Jones was always able to poignantly portray Black people’s seemingly forever battle for dignity.
It was anything but easy. Jones endured to be successful. Portraying the fictional champion Johnson proved so stressful that he sought counseling. “I had my first bout with therapy,” he told The Post’s Dorothy Gilliam in 1977 while portraying Paul Robeson in a one-man play. “I had primal therapy.” It was a newfangled psychotherapy developed by Arthur Janov, the psychologist and author of “The Primal Scream,” that encouraged patients to exorcise what troubled them with emotional outbursts, most notably, screaming.
I’m not surprised by the depths Jones traveled to understand how to wrestle with race from the public theater, particularly in the space of sport, which some believe should be apolitical. His father, Robert Earl Jones, was a prizefighter and one-time sparring partner of Joe Louis before his own acting debut on Broadway in 1945. He’d go on to act in a number of well-known films and plays in the 1960s and beyond.

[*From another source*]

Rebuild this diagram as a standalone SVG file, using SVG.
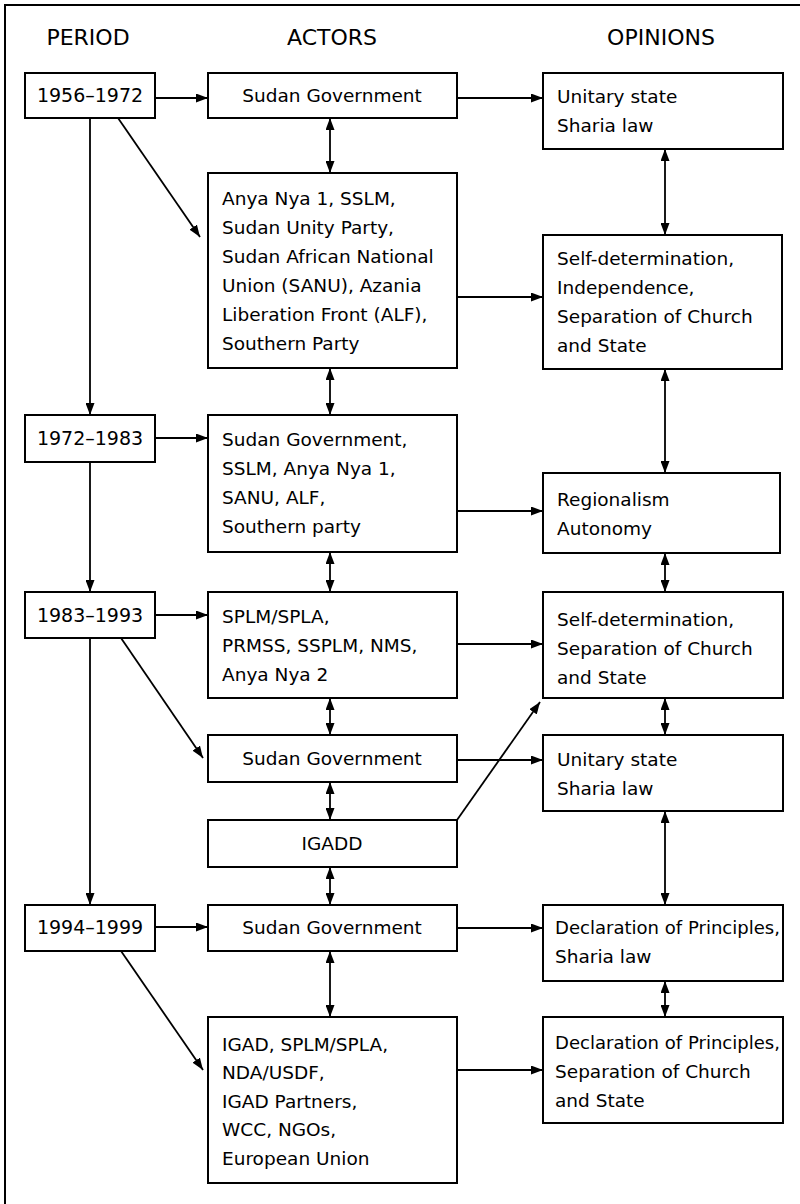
<svg xmlns="http://www.w3.org/2000/svg" width="800" height="1204" viewBox="0 0 800 1204">
<style>
text{font-family:"DejaVu Sans","Liberation Sans",sans-serif;font-size:18.5px;fill:#000}
.hd{font-size:22px;text-anchor:middle}
.c{text-anchor:middle}
.pd{font-size:19px;text-anchor:middle}
rect{fill:#fff;stroke:#000;stroke-width:2}
.ln{stroke:#000;stroke-width:1.8;fill:none}
.a{marker-end:url(#ah)}
.d{marker-end:url(#ah);marker-start:url(#ah)}
</style>
<defs>
<marker id="ah" markerUnits="userSpaceOnUse" markerWidth="12" markerHeight="9" refX="12" refY="4.5" orient="auto-start-reverse">
<path d="M0,0 L12,4.5 L0,9 z" fill="#000"/>
</marker>
</defs>
<rect x="0" y="0" width="800" height="1204" style="stroke:none"/>
<path d="M5,1204 V5 H800" fill="none" stroke="#000" stroke-width="2"/>
<g id="headers">
<text class="hd" x="88" y="45">PERIOD</text>
<text class="hd" x="332" y="45">ACTORS</text>
<text class="hd" x="661" y="45">OPINIONS</text>
</g>
<g id="connectors">
<line class="ln a" x1="155" y1="98" x2="208" y2="98"/>
<line class="ln a" x1="155" y1="438" x2="208" y2="438"/>
<line class="ln a" x1="155" y1="615" x2="208" y2="615"/>
<line class="ln a" x1="155" y1="927" x2="208" y2="927"/>
<line class="ln a" x1="90" y1="118" x2="90" y2="415"/>
<line class="ln a" x1="90" y1="462" x2="90" y2="592"/>
<line class="ln a" x1="90" y1="638" x2="90" y2="905"/>
<line class="ln a" x1="118" y1="118" x2="200" y2="237"/>
<line class="ln a" x1="121" y1="638" x2="203" y2="758"/>
<line class="ln a" x1="121" y1="951" x2="203" y2="1070"/>
<line class="ln d" x1="330" y1="118" x2="330" y2="173"/>
<line class="ln d" x1="330" y1="368" x2="330" y2="415"/>
<line class="ln d" x1="330" y1="552" x2="330" y2="592"/>
<line class="ln d" x1="330" y1="698" x2="330" y2="735"/>
<line class="ln d" x1="330" y1="782" x2="330" y2="820"/>
<line class="ln d" x1="330" y1="867" x2="330" y2="905"/>
<line class="ln d" x1="330" y1="951" x2="330" y2="1017"/>
<line class="ln a" x1="457" y1="98" x2="543" y2="98"/>
<line class="ln a" x1="457" y1="297" x2="543" y2="297"/>
<line class="ln a" x1="457" y1="511" x2="543" y2="511"/>
<line class="ln a" x1="457" y1="644" x2="543" y2="644"/>
<line class="ln a" x1="457" y1="760" x2="543" y2="760"/>
<line class="ln a" x1="457" y1="928" x2="543" y2="928"/>
<line class="ln a" x1="457" y1="1070" x2="543" y2="1070"/>
<line class="ln a" x1="457" y1="820" x2="540" y2="702"/>
<line class="ln d" x1="665" y1="149" x2="665" y2="235"/>
<line class="ln d" x1="665" y1="369" x2="665" y2="473"/>
<line class="ln d" x1="665" y1="553" x2="665" y2="592"/>
<line class="ln d" x1="665" y1="698" x2="665" y2="735"/>
<line class="ln d" x1="665" y1="811" x2="665" y2="905"/>
<line class="ln d" x1="665" y1="981" x2="665" y2="1017"/>
</g>
<g id="p1"><rect x="25" y="73" width="130" height="45"/><text class="pd" x="90" y="102">1956–1972</text></g>
<g id="p2"><rect x="25" y="415" width="130" height="47"/><text class="pd" x="90" y="445">1972–1983</text></g>
<g id="p3"><rect x="25" y="592" width="130" height="46"/><text class="pd" x="90" y="622">1983–1993</text></g>
<g id="p4"><rect x="25" y="905" width="130" height="46"/><text class="pd" x="90" y="934">1994–1999</text></g>
<g id="a1"><rect x="208" y="73" width="249" height="45"/><text class="c" x="332" y="102">Sudan Government</text></g>
<g id="a2"><rect x="208" y="173" width="249" height="195"/>
<text x="222" y="205">Anya Nya 1, SSLM,</text>
<text x="222" y="234">Sudan Unity Party,</text>
<text x="222" y="263">Sudan African National</text>
<text x="222" y="292">Union (SANU), Azania</text>
<text x="222" y="321">Liberation Front (ALF),</text>
<text x="222" y="350">Southern Party</text></g>
<g id="a3"><rect x="208" y="415" width="249" height="137"/>
<text x="222" y="446">Sudan Government,</text>
<text x="222" y="475">SSLM, Anya Nya 1,</text>
<text x="222" y="504">SANU, ALF,</text>
<text x="222" y="533">Southern party</text></g>
<g id="a4"><rect x="208" y="592" width="249" height="106"/>
<text x="222" y="623">SPLM/SPLA,</text>
<text x="222" y="652">PRMSS, SSPLM, NMS,</text>
<text x="222" y="681">Anya Nya 2</text></g>
<g id="a5"><rect x="208" y="735" width="249" height="47"/><text class="c" x="332" y="765">Sudan Government</text></g>
<g id="a6"><rect x="208" y="820" width="249" height="47"/><text class="c" x="332" y="850">IGADD</text></g>
<g id="a7"><rect x="208" y="905" width="249" height="46"/><text class="c" x="332" y="934">Sudan Government</text></g>
<g id="a8"><rect x="208" y="1017" width="249" height="166"/>
<text x="222" y="1051">IGAD, SPLM/SPLA,</text>
<text x="222" y="1079">NDA/USDF,</text>
<text x="222" y="1108">IGAD Partners,</text>
<text x="222" y="1136">WCC, NGOs,</text>
<text x="222" y="1165">European Union</text></g>
<g id="o1"><rect x="543" y="73" width="240" height="76"/>
<text x="557" y="103">Unitary state</text>
<text x="557" y="132">Sharia law</text></g>
<g id="o2"><rect x="543" y="235" width="239" height="134"/>
<text x="557" y="265">Self-determination,</text>
<text x="557" y="294">Independence,</text>
<text x="557" y="323">Separation of Church</text>
<text x="557" y="352">and State</text></g>
<g id="o3"><rect x="543" y="473" width="237" height="80"/>
<text x="557" y="506">Regionalism</text>
<text x="557" y="535">Autonomy</text></g>
<g id="o4"><rect x="543" y="592" width="240" height="106"/>
<text x="557" y="626">Self-determination,</text>
<text x="557" y="655">Separation of Church</text>
<text x="557" y="684">and State</text></g>
<g id="o5"><rect x="543" y="735" width="240" height="76"/>
<text x="557" y="766">Unitary state</text>
<text x="557" y="795">Sharia law</text></g>
<g id="o6"><rect x="543" y="905" width="240" height="76"/>
<text x="555" y="934" textLength="225" lengthAdjust="spacingAndGlyphs">Declaration of Principles,</text>
<text x="555" y="963">Sharia law</text></g>
<g id="o7"><rect x="543" y="1017" width="240" height="106"/>
<text x="555" y="1049" textLength="225" lengthAdjust="spacingAndGlyphs">Declaration of Principles,</text>
<text x="555" y="1078">Separation of Church</text>
<text x="555" y="1107">and State</text></g>
</svg>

But the elder Jones fell victim to the Red Scare in the 1950s and wound up blacklisted on Broadway under pressure from the infamous House Un-American Activities Committee and Sen. Joseph R. McCarthy’s investigations into suspected communists in American life. After all, Robert Earl was audacious enough to introduce his son, James Earl, to Robeson, the seminal athlete-entertainer-activist, who despite being hailed by “Time” magazine in the 1940s as “probably the most famous living Negro,” was in HUAC’s bull’s-eye for his praise of communist countries, denouncement of American policies and Jim Crow and active participation in communist organizations. Fittingly, James Earl Jones went on to play Othello as momentously as Robeson, the first Black man to play Othello for a major theater.
After Jones’ “Great White Hope” completed its first Broadway run, it was rewarded with the 1969 Tony Award for Best Play and the 1969 Pulitzer Prize for Drama. A year later it was adapted to film and Jones was nominated for the Oscar for best actor. George C. Scott beat him for his lead role in “Patton.”
The New York Times sportswriter Robert Lipsyte took in “The Great White Hope” after it landed on Broadway with its original cast, the first Arena production to do so.
“In the play,” Lipsyte wrote, “Johnson is … played with such raw power and precise subtilty by James Earl Jones that our image of Johnson and of an epic heavyweight champion will always be affected.”
That can be said for any deeper understanding of sport’s importance and place among us. It was all made clearer by the work of James Earl Jones.